The grief and PTSD my wife experienced after the loss of her baby sister was immense, but instead of crumbling, she became a phoenix and used this grief to launch a series of blood drives. She organized the first one literally within 30 days of her sister’s death. She does two drives per year, and her focus is always to educate everyone that donates on the signs and symptoms of a PE.

Submitted by: Anonymous

Cindy Stone: Caregiver

Not only is Cindy my best friend, but she’s a woman who has displayed compassion, empathy and extraordinary kindness. She was my outlet during my blood clot treatment process. We laughed, we cried, she listened and I got through it. I genuinely think without her my mental health would have declined rapidly.

When I think about that timeframe, I always see her face and her commitment to being right by my side. She shined her light when mine was dark. She gave me hope when I felt hopeless. Her light gave me the will to push forward. I will always be grateful for her, always.

Submitted by: Kristie Fox

Maricatherine Mullaney: Blood Clot Patient, Advocate

Maricatherine was diagnosed with an unprovoked PE in July 2009. Ever since then, she has made it her mission to spread awareness about the signs and symptoms of blood clots. She works closely with the National Blood Clot Alliance and other organizations.

Maricatherine had zero risk factors, so she is especially cognizant of the fact that blood clots can happen to anyone at anytime. She is happy to spread awareness, not only through her social media platforms, but also in the community. She is passionate about spreading awareness among her family, colleagues, and anyone who will listen.

Submitted by: Anonymous

Lisa Wells: Blood Clot Patient, Advocate

Lisa Wells is an administrator of the Facebook group “Blood Clots: Surviving a Silent Killer.” Every day, she posts uplifting messages of hope. She also gives Amazon gift cards to randomly chosen social media followers.

Lisa shares her lovely family with us so her presence feels so personal. I consider her a dear best friend whom I’ve never met.

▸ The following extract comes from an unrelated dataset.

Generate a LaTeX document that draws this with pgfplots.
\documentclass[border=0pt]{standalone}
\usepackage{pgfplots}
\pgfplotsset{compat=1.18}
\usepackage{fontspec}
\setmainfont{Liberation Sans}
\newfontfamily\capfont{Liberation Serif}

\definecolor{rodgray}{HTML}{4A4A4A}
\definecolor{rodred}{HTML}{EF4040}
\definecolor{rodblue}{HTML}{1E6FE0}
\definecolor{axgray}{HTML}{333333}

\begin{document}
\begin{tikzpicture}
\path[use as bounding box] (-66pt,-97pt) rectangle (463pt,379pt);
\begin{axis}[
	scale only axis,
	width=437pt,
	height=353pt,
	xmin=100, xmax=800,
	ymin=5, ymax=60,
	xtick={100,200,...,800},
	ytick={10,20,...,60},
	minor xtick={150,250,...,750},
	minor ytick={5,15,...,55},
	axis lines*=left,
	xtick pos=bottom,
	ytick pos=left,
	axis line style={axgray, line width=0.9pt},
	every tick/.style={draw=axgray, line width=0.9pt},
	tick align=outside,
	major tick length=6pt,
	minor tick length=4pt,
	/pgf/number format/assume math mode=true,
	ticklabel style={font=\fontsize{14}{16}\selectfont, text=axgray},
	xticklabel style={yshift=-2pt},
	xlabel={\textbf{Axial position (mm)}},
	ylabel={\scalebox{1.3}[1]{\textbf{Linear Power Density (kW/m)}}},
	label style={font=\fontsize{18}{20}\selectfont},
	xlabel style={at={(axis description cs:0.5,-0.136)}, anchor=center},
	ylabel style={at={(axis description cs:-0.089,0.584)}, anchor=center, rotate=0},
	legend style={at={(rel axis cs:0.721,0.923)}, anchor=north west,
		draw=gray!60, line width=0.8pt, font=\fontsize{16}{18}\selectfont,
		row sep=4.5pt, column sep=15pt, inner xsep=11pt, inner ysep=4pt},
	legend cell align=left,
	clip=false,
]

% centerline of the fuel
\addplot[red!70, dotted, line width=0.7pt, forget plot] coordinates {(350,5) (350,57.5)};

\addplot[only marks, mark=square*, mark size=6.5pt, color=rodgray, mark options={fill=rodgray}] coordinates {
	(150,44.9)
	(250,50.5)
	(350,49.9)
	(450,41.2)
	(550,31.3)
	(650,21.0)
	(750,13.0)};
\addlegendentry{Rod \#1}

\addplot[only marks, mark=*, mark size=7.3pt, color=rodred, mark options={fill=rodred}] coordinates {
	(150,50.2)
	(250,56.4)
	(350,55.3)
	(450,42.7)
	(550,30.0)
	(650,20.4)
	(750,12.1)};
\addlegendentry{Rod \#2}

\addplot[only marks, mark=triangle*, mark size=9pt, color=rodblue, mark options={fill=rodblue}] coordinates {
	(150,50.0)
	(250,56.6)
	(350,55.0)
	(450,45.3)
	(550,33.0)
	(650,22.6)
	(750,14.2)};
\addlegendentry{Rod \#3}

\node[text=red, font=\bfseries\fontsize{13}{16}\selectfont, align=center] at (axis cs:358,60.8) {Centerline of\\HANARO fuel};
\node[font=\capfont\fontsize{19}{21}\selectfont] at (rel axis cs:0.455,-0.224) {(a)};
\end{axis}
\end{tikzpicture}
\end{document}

Submitted by: Janice Hamilton

Maddy Studley: Blood Clot Patient

Maddy was diagnosed with an upper extremity DVT last year and is now fighting it off on blood thinners. She spent months in pain while doctors tried to come up with a diagnosis. An ultrasound tech, who was also a DVT survivor, recognized Maddy’s signs and symptoms and found the clot in her right arm.

Doctors are still determining the cause of the clot. It’s still the same size and in the same space it has always been, but Maddy is such a positive soul. She has severe fatigue often, and her period really messes with her and causes severe vertigo, but she keeps going.